**Working data**.
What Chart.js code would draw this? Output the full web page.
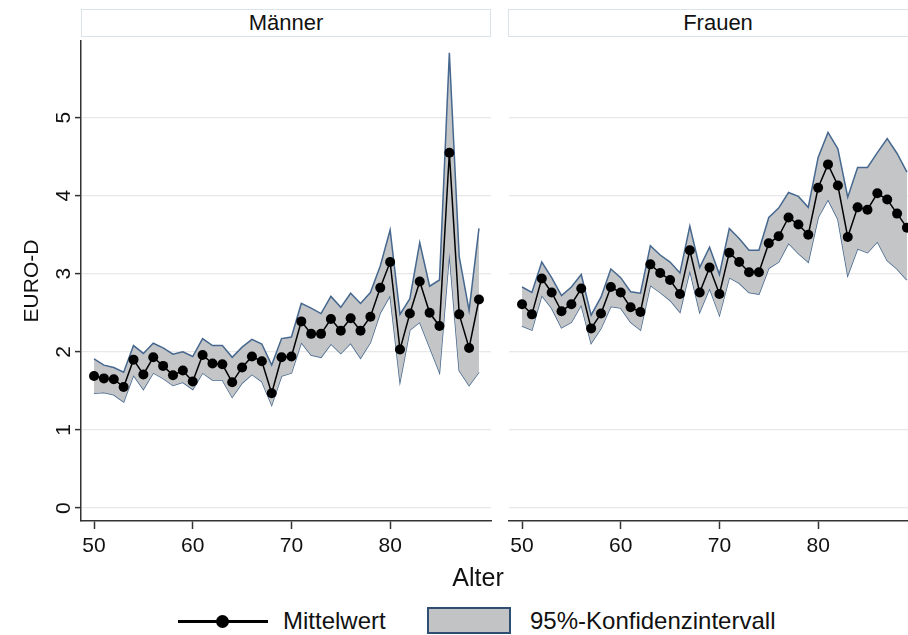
<!DOCTYPE html>
<html>
<head>
<meta charset="utf-8">
<script src="https://cdn.jsdelivr.net/npm/chart.js@4.4.1/dist/chart.umd.min.js"></script>
<style>
  body { margin: 0; width: 908px; height: 635px; overflow: hidden; background: #fff;
         font-family: "Liberation Sans", Arial, sans-serif; color: #111; position: relative; }
  .strip { position: absolute; top: 9px; height: 28px; border: 1.5px solid #dae4e8; box-sizing: border-box;
           text-align: center; font-size: 22px; line-height: 25px; background: #fff; }
  #c1 { position: absolute; left: 0; top: 36px; }
  #c2 { position: absolute; left: 500px; top: 36px; }
  #xtitle { position: absolute; left: 378px; width: 200px; top: 563px; text-align: center; font-size: 25px; }
  .ltxt { position: absolute; top: 607px; font-size: 24px; line-height: 28px; white-space: nowrap; }
  #lline { position: absolute; left: 178px; top: 620px; width: 90px; height: 3px; background: #000; }
  #ldot { position: absolute; left: 216px; top: 615px; width: 13px; height: 13px; border-radius: 50%; background: #000; }
  #lbox { position: absolute; left: 427px; top: 607px; width: 84px; height: 27px; box-sizing: border-box;
          background: #c2c3c5; border: 2px solid #2f4e72; }
</style>
</head>
<body>
<div class="strip" style="left:81px;width:410px">Männer</div>
<div class="strip" style="left:508px;width:420px">Frauen</div>
<canvas id="c1" width="500" height="529"></canvas>
<canvas id="c2" width="430" height="529"></canvas>
<div id="xtitle">Alter</div>
<div id="lline"></div><div id="ldot"></div>
<div class="ltxt" style="left:283px">Mittelwert</div>
<div id="lbox"></div>
<div class="ltxt" style="left:530px">95%-Konfidenzintervall</div>

<script>
// Alter
const ages = [50,51,52,53,54,55,56,57,58,59,60,61,62,63,64,65,66,67,68,69,
              70,71,72,73,74,75,76,77,78,79,80,81,82,83,84,85,86,87,88,89];
const xTicks = [50, 60, 70, 80];
const yTicks = [0, 1, 2, 3, 4, 5];

// Männer
const menMean  = [1.69,1.66,1.65,1.55,1.90,1.71,1.93,1.82,1.70,1.76,1.62,1.96,1.85,1.84,1.61,1.80,1.94,1.88,1.47,1.93,
                  1.94,2.39,2.23,2.23,2.42,2.27,2.43,2.27,2.45,2.82,3.15,2.03,2.49,2.90,2.50,2.33,4.55,2.48,2.05,2.67];
const menUpper = [1.91,1.83,1.80,1.74,2.08,1.98,2.11,2.05,1.97,2.00,1.94,2.17,2.08,2.08,1.93,2.06,2.16,2.10,1.83,2.17,
                  2.19,2.62,2.56,2.49,2.71,2.57,2.75,2.62,2.76,3.10,3.56,2.48,2.68,3.40,2.84,2.92,5.83,3.22,2.53,3.58];
const menLower = [1.47,1.48,1.45,1.36,1.70,1.52,1.73,1.66,1.57,1.61,1.52,1.73,1.64,1.64,1.42,1.60,1.71,1.62,1.32,1.69,
                  1.73,2.12,1.96,1.93,2.10,1.98,2.11,1.92,2.12,2.50,2.72,1.62,2.28,2.38,2.06,1.74,3.27,1.76,1.57,1.74];

// Frauen
const womenMean  = [2.61,2.48,2.94,2.76,2.52,2.61,2.81,2.30,2.49,2.83,2.76,2.57,2.51,3.12,3.01,2.92,2.74,3.30,2.76,3.08,
                    2.74,3.27,3.15,3.02,3.02,3.39,3.48,3.72,3.63,3.50,4.10,4.40,4.13,3.47,3.85,3.82,4.03,3.95,3.77,3.59];
const womenUpper = [2.83,2.76,3.15,2.95,2.72,2.83,2.99,2.47,2.70,3.06,2.95,2.77,2.75,3.36,3.24,3.15,3.01,3.61,3.08,3.34,
                    2.99,3.58,3.45,3.30,3.30,3.72,3.84,4.04,3.99,3.85,4.49,4.81,4.60,3.98,4.36,4.36,4.55,4.73,4.54,4.30];
const womenLower = [2.33,2.28,2.72,2.56,2.31,2.38,2.60,2.11,2.30,2.58,2.56,2.38,2.28,2.85,2.76,2.66,2.51,3.04,2.51,2.81,
                    2.47,2.95,2.88,2.76,2.74,3.07,3.15,3.39,3.26,3.15,3.72,3.95,3.70,2.98,3.32,3.27,3.41,3.17,3.06,2.92];

const FONT = '"Liberation Sans", Arial, sans-serif';

function pts(vals) {
  return ages.map((a, i) => ({ x: a, y: vals[i] }));
}

function makeDatasets(mean, upper, lower) {
  return [
    { label: 'Mittelwert', data: pts(mean), borderColor: '#000', borderWidth: 1.5,
      pointRadius: 5, pointBackgroundColor: '#000', pointBorderWidth: 0, fill: false },
    { label: 'obere Grenze', data: pts(upper), borderColor: '#46688f', borderWidth: 1.5,
      pointRadius: 0, backgroundColor: '#c4c5c7', fill: '+1' },
    { label: 'untere Grenze', data: pts(lower), borderColor: '#46688f', borderWidth: 1.5,
      pointRadius: 0, fill: false }
  ];
}

// y-Beschriftung gedreht (wie Stata)
const rotatedYLabels = {
  id: 'rotatedYLabels',
  afterDraw(chart) {
    const s = chart.scales.y;
    const ctx = chart.ctx;
    ctx.save();
    ctx.fillStyle = '#111';
    ctx.font = '21px ' + FONT;
    ctx.textAlign = 'center';
    ctx.textBaseline = 'middle';
    yTicks.forEach(v => {
      ctx.save();
      ctx.translate(64, s.getPixelForValue(v));
      ctx.rotate(-Math.PI / 2);
      ctx.fillText(String(v), 0, 0);
      ctx.restore();
    });
    ctx.restore();
  }
};

function makeChart(id, mean, upper, lower, isLeft) {
  return new Chart(document.getElementById(id), {
    type: 'line',
    data: { datasets: makeDatasets(mean, upper, lower) },
    plugins: isLeft ? [rotatedYLabels] : [],
    options: {
      responsive: false,
      animation: false,
      layout: { padding: { left: 0, right: isLeft ? 9 : 11, top: 0, bottom: 0 } },
      plugins: { legend: { display: false }, tooltip: { enabled: false } },
      elements: { line: { tension: 0 } },
      scales: {
        x: {
          type: 'linear', min: 48.68, max: 90.22,
          afterBuildTicks: s => { s.ticks = xTicks.map(v => ({ value: v })); },
          afterFit: s => { s.height = 44; s.paddingLeft = 0; s.paddingRight = 0; },
          grid: { drawOnChartArea: false, tickLength: 8, tickColor: '#333', tickWidth: 1.5 },
          border: { color: '#333', width: 1.5 },
          ticks: { color: '#111', font: { family: FONT, size: 21 }, padding: 5, maxRotation: 0 }
        },
        y: {
          type: 'linear', min: -0.166, max: 5.98,
          afterBuildTicks: s => { s.ticks = yTicks.map(v => ({ value: v })); },
          afterFit: s => { s.width = isLeft ? 81 : 9; s.paddingTop = 0; s.paddingBottom = 0; },
          grid: { color: '#e8e8e8', lineWidth: 1.2, drawTicks: isLeft, tickLength: 6,
                  tickColor: '#333', tickWidth: 1.5 },
          border: { display: isLeft, color: '#333', width: 1.5 },
          ticks: { display: false },
          title: { display: isLeft, text: 'EURO-D', color: '#111',
                   font: { family: FONT, size: 21 }, padding: { top: 20, bottom: 0 } }
        }
      }
    }
  });
}

makeChart('c1', menMean, menUpper, menLower, true);
makeChart('c2', womenMean, womenUpper, womenLower, false);
</script>
</body>
</html>
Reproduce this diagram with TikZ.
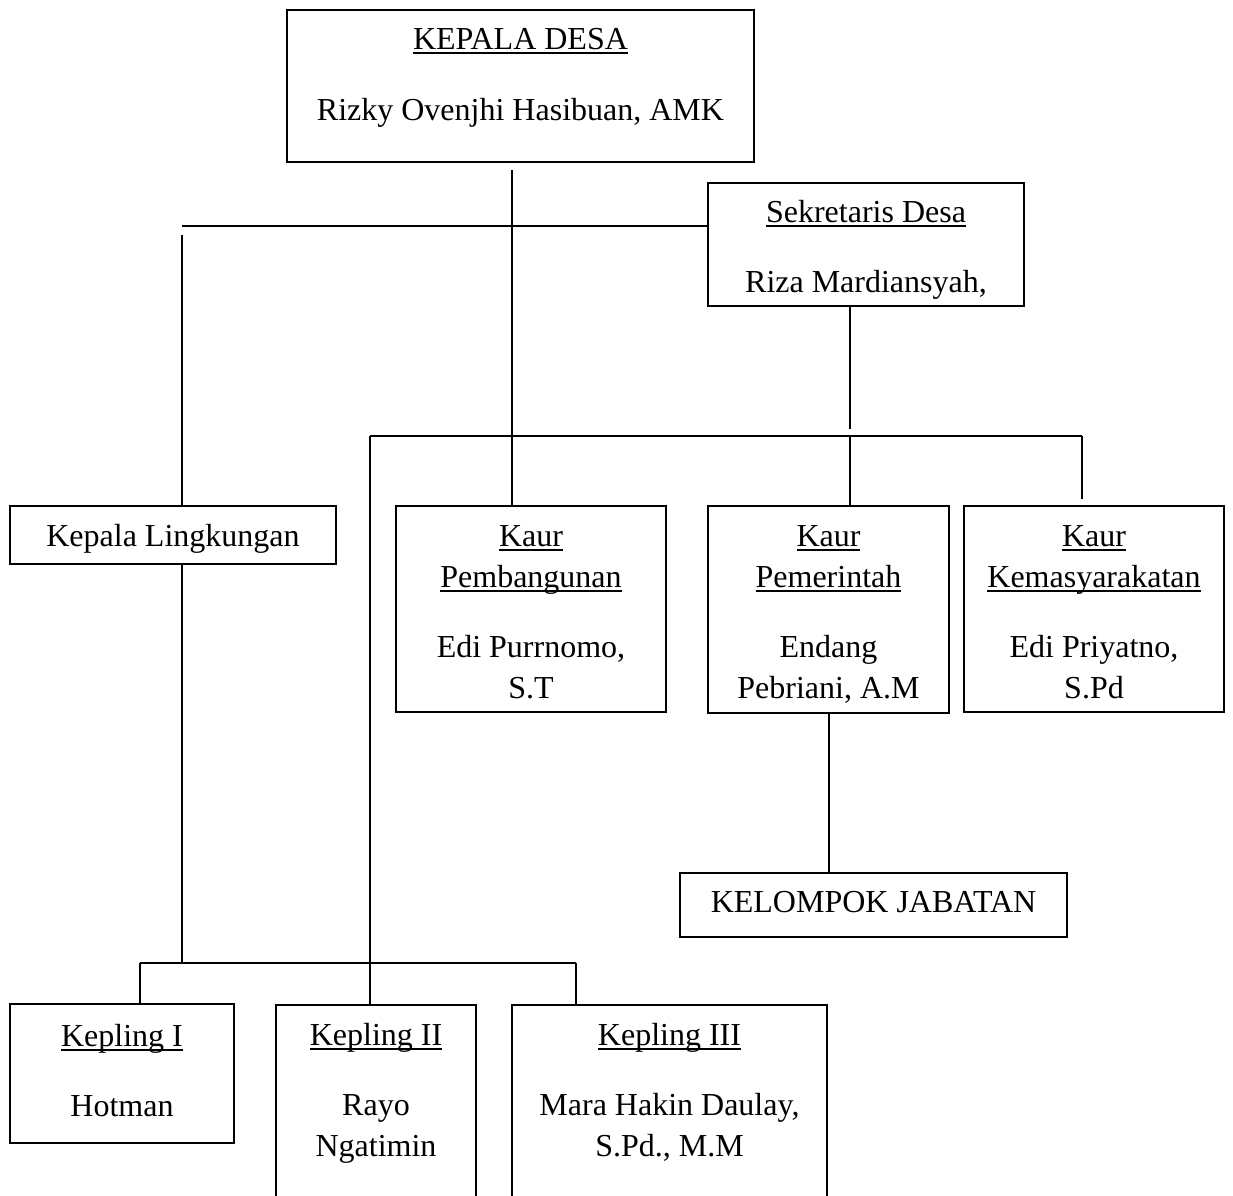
\documentclass[tikz,border=0pt]{standalone}
\usepackage{fontspec}
\setmainfont{Liberation Serif}
\usepackage{tikz}

\newsavebox{\garisbox}
\newcommand{\garis}[1]{\leavevmode\sbox{\garisbox}{#1}\rlap{\rule[-5pt]{\wd\garisbox}{2pt}}\usebox{\garisbox}}

\begin{document}
\begin{tikzpicture}[x=1pt, y=-1pt, line width=2pt,
  font=\fontsize{32}{41}\selectfont,
  kotak/.style={draw, line width=2pt, inner sep=0pt, outer sep=0pt, align=flush center, anchor=north}]
  \path[use as bounding box, clip] (0,0) rectangle (1233,1195);

  % boxes
  \node[kotak, text width=467pt, text height=39pt, text depth=113pt] (kades) at (520.5,10) {\garis{KEPALA DESA}\\[30pt]Rizky Ovenjhi Hasibuan, AMK};
  \node[kotak, text width=316pt, text height=39pt, text depth=84pt] (sekdes) at (866,183) {\garis{Sekretaris Desa}\\[29pt]Riza Mardiansyah,};
  \node[kotak, text width=326pt, text height=40pt, text depth=18pt] (kaling) at (173,506) {Kepala Lingkungan};
  \node[kotak, text width=270pt, text height=40pt, text depth=166pt] (pemb) at (531,506) {\garis{Kaur}\\\garis{Pembangunan}\\[29pt]Edi Purrnomo,\\S.T};
  \node[kotak, text width=241pt, text height=40pt, text depth=167pt] (pem) at (828.5,506) {\garis{Kaur}\\\garis{Pemerintah}\\[29pt]Endang\\Pebriani, A.M};
  \node[kotak, text width=260pt, text height=40pt, text depth=166pt] (kemas) at (1094,506) {\garis{Kaur}\\\garis{Kemasyarakatan}\\[29pt]Edi Priyatno,\\S.Pd};
  \node[kotak, text width=387pt, text height=39pt, text depth=25pt] (kelompok) at (873.5,873) {KELOMPOK JABATAN};
  \node[kotak, text width=224pt, text height=42pt, text depth=97pt] (kep1) at (122,1004) {\garis{Kepling I}\\[29pt]Hotman};
  \node[kotak, text width=200pt, text height=40pt, text depth=260pt] (kep2) at (376,1005) {\garis{Kepling II}\\[29pt]Rayo\\Ngatimin};
  \node[kotak, text width=315pt, text height=40pt, text depth=260pt] (kep3) at (669.5,1005) {\garis{Kepling III}\\[29pt]Mara Hakin Daulay,\\S.Pd., M.M};

  % junctions
  \coordinate (atas) at (512,170);
  \coordinate (kiri) at (182,226);
  \coordinate (kiriB) at (182,235);
  \coordinate (tengah) at (850,429);
  \coordinate (bagiA) at (370,436);
  \coordinate (bagiB) at (1082,436);
  \coordinate (ujungB) at (1082,499);
  \coordinate (bagiC) at (140,963);
  \coordinate (bagiD) at (576,963);

  % lines
  \draw (atas) -- (atas |- pemb.north);
  \draw (kiri) -- (kiri -| sekdes.west);
  \draw (kiriB) -- (kiriB |- kaling.north);
  \draw (kiriB |- kaling.south) -- (kiriB |- bagiC);
  \draw (bagiC) -- (bagiD);
  \draw (bagiC) -- (bagiC |- kep1.north);
  \draw (bagiD) -- (bagiD |- kep3.north);
  \draw (tengah |- sekdes.south) -- (tengah);
  \draw (bagiA) -- (bagiB);
  \draw (bagiA) -- (bagiA |- kep2.north);
  \draw (tengah |- bagiA) -- (tengah |- pem.north);
  \draw (bagiB) -- (ujungB);
  \draw (pem.south) -- (pem.south |- kelompok.north);
\end{tikzpicture}
\end{document}
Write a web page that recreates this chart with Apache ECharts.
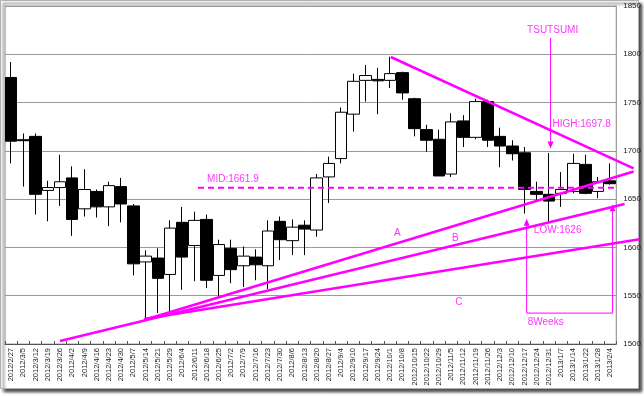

**Exercise instructions**.
Quote word for word only the lines above from the one containing "Reproduce this diagram with TikZ." through the one containing "(0,0) rectangle (1233,1195);". Pictures stay out of your copy.

**Worked solution**.
Reproduce this diagram with TikZ.
\documentclass[tikz,border=0pt]{standalone}
\usepackage{fontspec}
\setmainfont{Liberation Serif}
\usepackage{tikz}

\newsavebox{\garisbox}
\newcommand{\garis}[1]{\leavevmode\sbox{\garisbox}{#1}\rlap{\rule[-5pt]{\wd\garisbox}{2pt}}\usebox{\garisbox}}

\begin{document}
\begin{tikzpicture}[x=1pt, y=-1pt, line width=2pt,
  font=\fontsize{32}{41}\selectfont,
  kotak/.style={draw, line width=2pt, inner sep=0pt, outer sep=0pt, align=flush center, anchor=north}]
  \path[use as bounding box, clip] (0,0) rectangle (1233,1195);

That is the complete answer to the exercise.